## WHAT YOU NEED TO DO
Give the data again exactly as written, skipping any pictures.

## DATASET EXCERPT
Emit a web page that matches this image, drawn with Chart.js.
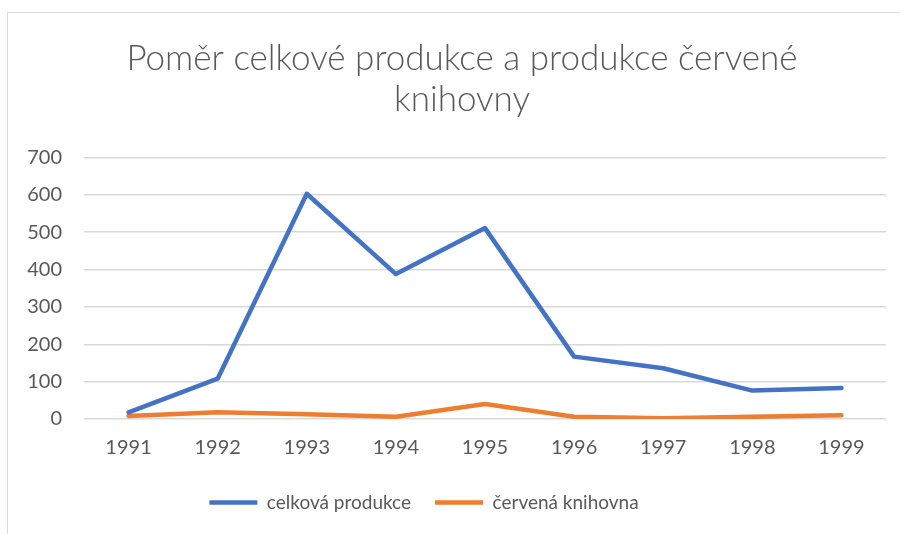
<!DOCTYPE html>
<html>
<head>
<meta charset="utf-8">
<title>Poměr celkové produkce</title>
<script src="https://cdn.jsdelivr.net/npm/chart.js"></script>
<style>
  html, body { margin:0; padding:0; background:#fff; overflow:hidden; }
  .wrap { position:relative; width:900px; height:534px; }
  .frame { position:absolute; left:7px; top:12px; width:900px; height:540px; border:1px solid #d9d9d9; box-sizing:border-box; }
  canvas { position:absolute; left:0; top:0; }
</style>
</head>
<body>
<div class="wrap">
  <div class="frame"></div>
  <canvas id="chart" width="900" height="534"></canvas>
</div>
<script>
const years = ["1991", "1992", "1993", "1994", "1995", "1996", "1997", "1998", "1999"];
const celkova = [18, 108, 603, 388, 511, 167, 136, 76, 83];
const cervena = [8, 18, 13, 6, 40, 6, 2, 6, 10];
const titleLines = ["Poměr celkové produkce a produkce červené", "knihovny"];

const font = "Lato, 'Liberation Sans', sans-serif";
const grey = "#595959";

// title sits a bit right of canvas centre, legend a bit left (like the original)
const nudge = {
  id: "nudge",
  afterLayout(chart) {
    if (chart.titleBlock) { chart.titleBlock.left += 19; chart.titleBlock.right += 19; }
    if (chart.legend) { chart.legend.left -= 19; chart.legend.right -= 19; }
  }
};

new Chart(document.getElementById("chart"), {
  type: "line",
  data: {
    labels: years,
    datasets: [
      {
        label: "celková produkce",
        data: celkova,
        borderColor: "#4472C4",
        backgroundColor: "#4472C4",
        borderWidth: 4.5,
        borderCapStyle: "round",
        borderJoinStyle: "round",
        pointRadius: 0,
        pointStyle: "line",
        tension: 0
      },
      {
        label: "červená knihovna",
        data: cervena,
        borderColor: "#ED7D31",
        backgroundColor: "#ED7D31",
        borderWidth: 4.5,
        borderCapStyle: "round",
        borderJoinStyle: "round",
        pointRadius: 0,
        pointStyle: "line",
        tension: 0
      }
    ]
  },
  options: {
    responsive: false,
    animation: false,
    layout: { padding: { left: 0, right: 14, top: 22, bottom: 12 } },
    plugins: {
      tooltip: { enabled: false },
      title: {
        display: true,
        text: titleLines,
        color: grey,
        font: { family: font, size: 35, weight: 300, lineHeight: 1.15 },
        padding: { top: 17, bottom: 38 }
      },
      legend: {
        position: "bottom",
        labels: {
          usePointStyle: true,
          pointStyleWidth: 48,
          color: grey,
          font: { family: font, size: 19 },
          padding: 24
        }
      }
    },
    scales: {
      x: {
        offset: true,
        grid: { display: false },
        border: { display: false },
        ticks: { color: grey, font: { family: font, size: 20 }, padding: 9, maxRotation: 0 }
      },
      y: {
        min: 0,
        max: 700,
        afterFit: (s) => { s.width = 84; },
        grid: { color: "#d9d9d9", lineWidth: 1.5, drawTicks: false },
        border: { display: false },
        ticks: { stepSize: 100, color: grey, font: { family: font, size: 20 }, padding: 22 }
      }
    }
  },
  plugins: [nudge]
});
</script>
</body>
</html>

## SOLUTION TO THIS EXERCISE
Emit a web page that matches this image, drawn with Chart.js.
<!DOCTYPE html>
<html>
<head>
<meta charset="utf-8">
<title>Poměr celkové produkce</title>
<script src="https://cdn.jsdelivr.net/npm/chart.js"></script>
<style>
  html, body { margin:0; padding:0; background:#fff; overflow:hidden; }
  .wrap { position:relative; width:900px; height:534px; }
  .frame { position:absolute; left:7px; top:12px; width:900px; height:540px; border:1px solid #d9d9d9; box-sizing:border-box; }
  canvas { position:absolute; left:0; top:0; }
</style>
</head>
<body>
<div class="wrap">
  <div class="frame"></div>
  <canvas id="chart" width="900" height="534"></canvas>
</div>
<script>
const years = ["1991", "1992", "1993", "1994", "1995", "1996", "1997", "1998", "1999"];
const celkova = [18, 108, 603, 388, 511, 167, 136, 76, 83];
const cervena = [8, 18, 13, 6, 40, 6, 2, 6, 10];
const titleLines = ["Poměr celkové produkce a produkce červené", "knihovny"];

const font = "Lato, 'Liberation Sans', sans-serif";
const grey = "#595959";

// title sits a bit right of canvas centre, legend a bit left (like the original)
const nudge = {
  id: "nudge",
  afterLayout(chart) {
    if (chart.titleBlock) { chart.titleBlock.left += 19; chart.titleBlock.right += 19; }
    if (chart.legend) { chart.legend.left -= 19; chart.legend.right -= 19; }
  }
};

new Chart(document.getElementById("chart"), {
  type: "line",
  data: {
    labels: years,
    datasets: [
      {
        label: "celková produkce",
        data: celkova,
        borderColor: "#4472C4",
        backgroundColor: "#4472C4",
        borderWidth: 4.5,
        borderCapStyle: "round",
        borderJoinStyle: "round",
        pointRadius: 0,
        pointStyle: "line",
        tension: 0
      },
      {
        label: "červená knihovna",
        data: cervena,
        borderColor: "#ED7D31",
        backgroundColor: "#ED7D31",
        borderWidth: 4.5,
        borderCapStyle: "round",
        borderJoinStyle: "round",
        pointRadius: 0,
        pointStyle: "line",
        tension: 0
      }
    ]
  },
  options: {
    responsive: false,
    animation: false,
    layout: { padding: { left: 0, right: 14, top: 22, bottom: 12 } },
    plugins: {
      tooltip: { enabled: false },
      title: {
        display: true,
        text: titleLines,
        color: grey,
        font: { family: font, size: 35, weight: 300, lineHeight: 1.15 },
        padding: { top: 17, bottom: 38 }
      },
      legend: {
        position: "bottom",
        labels: {
          usePointStyle: true,
          pointStyleWidth: 48,
          color: grey,
          font: { family: font, size: 19 },
          padding: 24
        }
      }
    },
    scales: {
      x: {
        offset: true,
        grid: { display: false },
        border: { display: false },
        ticks: { color: grey, font: { family: font, size: 20 }, padding: 9, maxRotation: 0 }
      },
      y: {
        min: 0,
        max: 700,
        afterFit: (s) => { s.width = 84; },
        grid: { color: "#d9d9d9", lineWidth: 1.5, drawTicks: false },
        border: { display: false },
        ticks: { stepSize: 100, color: grey, font: { family: font, size: 20 }, padding: 22 }
      }
    }
  },
  plugins: [nudge]
});
</script>
</body>
</html>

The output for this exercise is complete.